Work to complete:
Search the records for "this". Copy every line where it appears.
========================================================================
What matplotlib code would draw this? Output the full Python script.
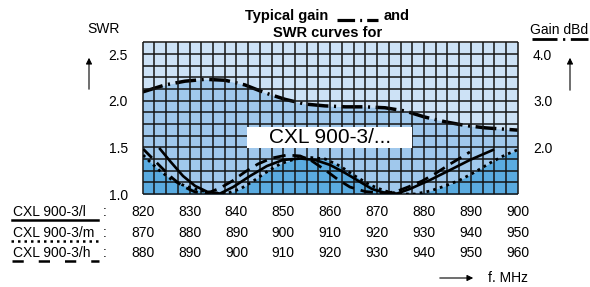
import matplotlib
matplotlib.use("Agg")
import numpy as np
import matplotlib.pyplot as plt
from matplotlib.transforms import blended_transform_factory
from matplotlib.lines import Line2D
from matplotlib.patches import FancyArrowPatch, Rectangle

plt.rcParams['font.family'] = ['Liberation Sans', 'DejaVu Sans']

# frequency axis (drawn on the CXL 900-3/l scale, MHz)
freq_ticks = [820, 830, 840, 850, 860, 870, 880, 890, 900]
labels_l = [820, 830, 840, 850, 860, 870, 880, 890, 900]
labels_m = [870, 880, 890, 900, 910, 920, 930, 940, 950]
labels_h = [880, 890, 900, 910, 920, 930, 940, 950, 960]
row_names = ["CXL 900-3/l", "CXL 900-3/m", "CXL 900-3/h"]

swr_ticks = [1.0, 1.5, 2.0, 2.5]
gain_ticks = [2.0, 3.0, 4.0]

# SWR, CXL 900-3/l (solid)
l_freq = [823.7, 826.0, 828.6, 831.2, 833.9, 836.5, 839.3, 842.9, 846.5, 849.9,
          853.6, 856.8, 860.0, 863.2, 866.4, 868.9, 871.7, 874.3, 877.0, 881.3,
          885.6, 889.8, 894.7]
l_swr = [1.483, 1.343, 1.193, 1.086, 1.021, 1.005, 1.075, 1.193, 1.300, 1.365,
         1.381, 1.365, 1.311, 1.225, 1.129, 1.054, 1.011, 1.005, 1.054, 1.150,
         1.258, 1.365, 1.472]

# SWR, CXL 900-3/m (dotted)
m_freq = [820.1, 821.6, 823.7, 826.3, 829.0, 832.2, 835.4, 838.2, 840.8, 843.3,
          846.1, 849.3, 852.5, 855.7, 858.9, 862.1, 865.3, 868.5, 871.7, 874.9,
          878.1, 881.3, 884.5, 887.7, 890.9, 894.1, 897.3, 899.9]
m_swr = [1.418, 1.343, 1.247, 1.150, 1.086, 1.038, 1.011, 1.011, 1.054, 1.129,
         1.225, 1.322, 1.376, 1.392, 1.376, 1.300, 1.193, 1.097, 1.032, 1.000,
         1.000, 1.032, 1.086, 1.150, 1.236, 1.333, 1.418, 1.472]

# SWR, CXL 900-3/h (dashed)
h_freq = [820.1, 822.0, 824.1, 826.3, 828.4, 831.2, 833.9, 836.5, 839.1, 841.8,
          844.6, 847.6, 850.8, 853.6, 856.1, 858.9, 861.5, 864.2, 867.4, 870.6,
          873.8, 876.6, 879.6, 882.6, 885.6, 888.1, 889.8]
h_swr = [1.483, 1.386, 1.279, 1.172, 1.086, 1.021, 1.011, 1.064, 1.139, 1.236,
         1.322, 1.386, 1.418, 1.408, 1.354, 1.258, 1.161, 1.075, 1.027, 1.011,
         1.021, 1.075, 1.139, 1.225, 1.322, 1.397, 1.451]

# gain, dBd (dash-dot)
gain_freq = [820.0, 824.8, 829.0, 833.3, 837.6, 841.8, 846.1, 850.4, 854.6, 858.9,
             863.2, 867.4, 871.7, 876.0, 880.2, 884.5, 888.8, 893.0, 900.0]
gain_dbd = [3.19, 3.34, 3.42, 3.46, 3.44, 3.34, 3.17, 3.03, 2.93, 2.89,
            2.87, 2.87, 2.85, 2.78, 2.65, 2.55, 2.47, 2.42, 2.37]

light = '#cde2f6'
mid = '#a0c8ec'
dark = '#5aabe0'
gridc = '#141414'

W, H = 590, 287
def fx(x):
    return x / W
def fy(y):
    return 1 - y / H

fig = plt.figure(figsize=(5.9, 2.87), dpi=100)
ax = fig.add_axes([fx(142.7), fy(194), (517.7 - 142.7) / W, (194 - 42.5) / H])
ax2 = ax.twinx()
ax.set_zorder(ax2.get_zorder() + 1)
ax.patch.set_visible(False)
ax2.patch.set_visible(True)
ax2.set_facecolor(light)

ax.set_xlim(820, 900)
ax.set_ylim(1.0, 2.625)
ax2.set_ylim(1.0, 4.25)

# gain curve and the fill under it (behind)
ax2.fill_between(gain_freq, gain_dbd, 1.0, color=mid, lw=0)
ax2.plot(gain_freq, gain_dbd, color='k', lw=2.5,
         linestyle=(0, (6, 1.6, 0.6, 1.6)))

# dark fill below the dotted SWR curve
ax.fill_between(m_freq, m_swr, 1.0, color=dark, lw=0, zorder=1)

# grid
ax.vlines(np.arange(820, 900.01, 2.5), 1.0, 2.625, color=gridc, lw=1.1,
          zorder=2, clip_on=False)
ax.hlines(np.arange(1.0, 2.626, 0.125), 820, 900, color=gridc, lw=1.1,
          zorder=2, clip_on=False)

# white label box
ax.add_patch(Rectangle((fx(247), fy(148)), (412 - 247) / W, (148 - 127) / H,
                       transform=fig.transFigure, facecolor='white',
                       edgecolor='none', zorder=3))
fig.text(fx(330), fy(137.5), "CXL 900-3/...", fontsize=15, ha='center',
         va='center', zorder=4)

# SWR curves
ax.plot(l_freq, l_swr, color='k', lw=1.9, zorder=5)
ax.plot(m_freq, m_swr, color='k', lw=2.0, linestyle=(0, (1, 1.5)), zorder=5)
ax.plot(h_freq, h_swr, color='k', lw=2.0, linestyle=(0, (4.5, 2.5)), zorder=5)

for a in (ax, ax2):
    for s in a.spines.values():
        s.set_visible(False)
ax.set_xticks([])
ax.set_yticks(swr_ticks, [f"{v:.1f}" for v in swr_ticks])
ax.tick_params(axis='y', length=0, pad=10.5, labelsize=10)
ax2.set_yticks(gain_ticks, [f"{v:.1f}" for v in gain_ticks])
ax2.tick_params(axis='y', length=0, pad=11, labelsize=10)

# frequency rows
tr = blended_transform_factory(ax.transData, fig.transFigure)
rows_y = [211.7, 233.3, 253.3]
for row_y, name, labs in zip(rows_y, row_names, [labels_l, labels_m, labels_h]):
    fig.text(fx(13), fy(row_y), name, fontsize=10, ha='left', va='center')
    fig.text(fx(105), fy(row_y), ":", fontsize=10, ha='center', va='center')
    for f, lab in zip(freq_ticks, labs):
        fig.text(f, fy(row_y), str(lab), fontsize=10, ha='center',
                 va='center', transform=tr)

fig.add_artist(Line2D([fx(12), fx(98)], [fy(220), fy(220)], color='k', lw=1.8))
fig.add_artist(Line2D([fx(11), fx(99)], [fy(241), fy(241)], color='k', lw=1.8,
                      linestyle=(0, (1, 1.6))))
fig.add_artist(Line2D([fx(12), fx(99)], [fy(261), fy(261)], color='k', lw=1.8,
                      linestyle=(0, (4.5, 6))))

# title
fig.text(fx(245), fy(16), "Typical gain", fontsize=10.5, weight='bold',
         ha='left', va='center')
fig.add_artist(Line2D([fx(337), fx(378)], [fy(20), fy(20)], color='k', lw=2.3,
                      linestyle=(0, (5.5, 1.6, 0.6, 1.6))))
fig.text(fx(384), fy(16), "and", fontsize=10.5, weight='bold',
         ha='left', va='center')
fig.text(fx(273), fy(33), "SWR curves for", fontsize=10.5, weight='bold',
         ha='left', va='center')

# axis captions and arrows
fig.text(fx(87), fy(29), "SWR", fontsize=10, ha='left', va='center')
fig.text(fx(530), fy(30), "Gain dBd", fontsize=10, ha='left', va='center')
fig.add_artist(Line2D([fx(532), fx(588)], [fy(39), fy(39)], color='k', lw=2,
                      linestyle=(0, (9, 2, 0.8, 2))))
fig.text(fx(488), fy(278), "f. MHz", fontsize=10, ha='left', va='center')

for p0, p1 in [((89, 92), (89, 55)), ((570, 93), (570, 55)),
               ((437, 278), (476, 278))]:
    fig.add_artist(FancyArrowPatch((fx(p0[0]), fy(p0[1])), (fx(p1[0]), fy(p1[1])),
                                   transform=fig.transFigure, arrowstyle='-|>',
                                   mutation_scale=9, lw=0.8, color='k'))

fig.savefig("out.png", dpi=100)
========================================================================
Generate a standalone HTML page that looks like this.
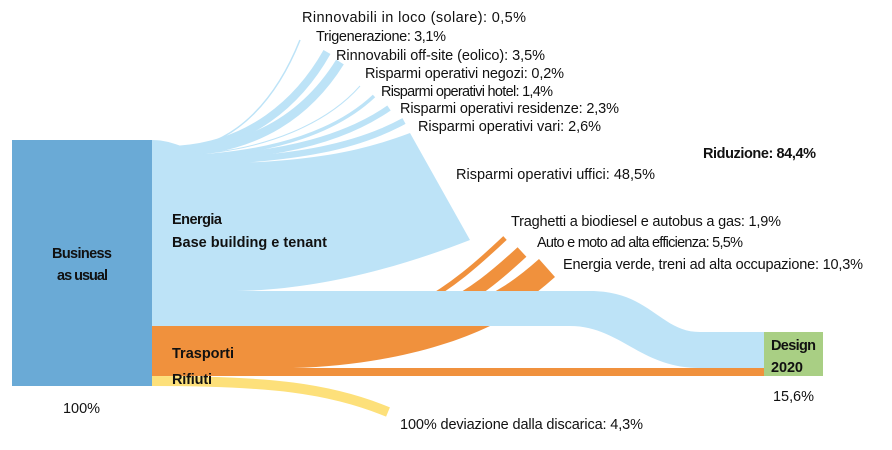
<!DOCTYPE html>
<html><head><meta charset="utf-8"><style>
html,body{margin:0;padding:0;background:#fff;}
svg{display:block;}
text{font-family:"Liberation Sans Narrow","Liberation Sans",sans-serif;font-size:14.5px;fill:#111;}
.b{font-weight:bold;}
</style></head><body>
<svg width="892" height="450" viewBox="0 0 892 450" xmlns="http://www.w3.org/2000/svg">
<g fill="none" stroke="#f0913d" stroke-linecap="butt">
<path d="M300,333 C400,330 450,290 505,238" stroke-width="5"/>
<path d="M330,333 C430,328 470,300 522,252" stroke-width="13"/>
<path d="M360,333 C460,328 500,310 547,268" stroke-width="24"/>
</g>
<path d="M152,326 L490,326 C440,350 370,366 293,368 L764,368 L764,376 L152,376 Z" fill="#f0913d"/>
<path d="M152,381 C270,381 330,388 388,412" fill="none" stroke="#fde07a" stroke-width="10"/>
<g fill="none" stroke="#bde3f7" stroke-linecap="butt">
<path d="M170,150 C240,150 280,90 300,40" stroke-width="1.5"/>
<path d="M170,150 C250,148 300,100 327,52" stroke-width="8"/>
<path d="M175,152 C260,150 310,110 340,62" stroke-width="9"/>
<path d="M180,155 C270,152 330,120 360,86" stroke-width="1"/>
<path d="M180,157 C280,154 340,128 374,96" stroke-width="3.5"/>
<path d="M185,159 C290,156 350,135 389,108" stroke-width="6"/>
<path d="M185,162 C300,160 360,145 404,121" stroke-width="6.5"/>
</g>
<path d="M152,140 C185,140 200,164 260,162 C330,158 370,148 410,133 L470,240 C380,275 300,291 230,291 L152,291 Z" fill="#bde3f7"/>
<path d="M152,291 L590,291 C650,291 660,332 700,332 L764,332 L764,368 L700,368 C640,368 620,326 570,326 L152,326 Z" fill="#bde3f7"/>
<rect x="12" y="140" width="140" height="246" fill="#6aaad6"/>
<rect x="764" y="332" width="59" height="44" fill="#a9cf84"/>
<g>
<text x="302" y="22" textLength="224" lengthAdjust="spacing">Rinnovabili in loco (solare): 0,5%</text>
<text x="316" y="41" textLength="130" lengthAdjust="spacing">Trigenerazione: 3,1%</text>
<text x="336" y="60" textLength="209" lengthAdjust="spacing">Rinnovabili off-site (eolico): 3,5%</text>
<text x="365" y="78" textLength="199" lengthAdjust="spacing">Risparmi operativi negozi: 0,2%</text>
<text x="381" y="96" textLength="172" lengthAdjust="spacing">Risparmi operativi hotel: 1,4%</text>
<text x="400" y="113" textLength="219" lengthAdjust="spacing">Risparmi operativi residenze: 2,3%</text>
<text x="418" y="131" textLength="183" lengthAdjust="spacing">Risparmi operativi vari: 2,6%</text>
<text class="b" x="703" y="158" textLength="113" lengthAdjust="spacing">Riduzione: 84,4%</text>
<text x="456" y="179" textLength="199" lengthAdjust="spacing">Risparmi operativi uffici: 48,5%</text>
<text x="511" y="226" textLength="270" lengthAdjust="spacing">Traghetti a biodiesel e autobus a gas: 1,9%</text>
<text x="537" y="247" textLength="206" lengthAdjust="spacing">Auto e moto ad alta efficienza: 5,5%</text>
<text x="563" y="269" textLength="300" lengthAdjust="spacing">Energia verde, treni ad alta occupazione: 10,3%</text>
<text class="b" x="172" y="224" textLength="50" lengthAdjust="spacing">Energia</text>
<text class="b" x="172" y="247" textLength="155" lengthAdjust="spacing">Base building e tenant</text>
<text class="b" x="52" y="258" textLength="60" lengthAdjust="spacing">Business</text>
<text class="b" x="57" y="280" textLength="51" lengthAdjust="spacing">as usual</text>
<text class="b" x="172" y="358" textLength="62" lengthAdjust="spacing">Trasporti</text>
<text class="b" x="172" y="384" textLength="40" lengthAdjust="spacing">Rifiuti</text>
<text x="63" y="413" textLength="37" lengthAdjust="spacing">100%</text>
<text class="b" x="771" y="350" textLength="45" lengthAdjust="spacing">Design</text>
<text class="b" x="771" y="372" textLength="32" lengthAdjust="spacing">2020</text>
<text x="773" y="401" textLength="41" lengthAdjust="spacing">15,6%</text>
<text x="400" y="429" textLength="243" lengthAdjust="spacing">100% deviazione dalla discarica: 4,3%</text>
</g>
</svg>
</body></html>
========================================================================
The output:
What matplotlib code would draw this? Output the full Python script.
Generate a standalone HTML page that looks like this.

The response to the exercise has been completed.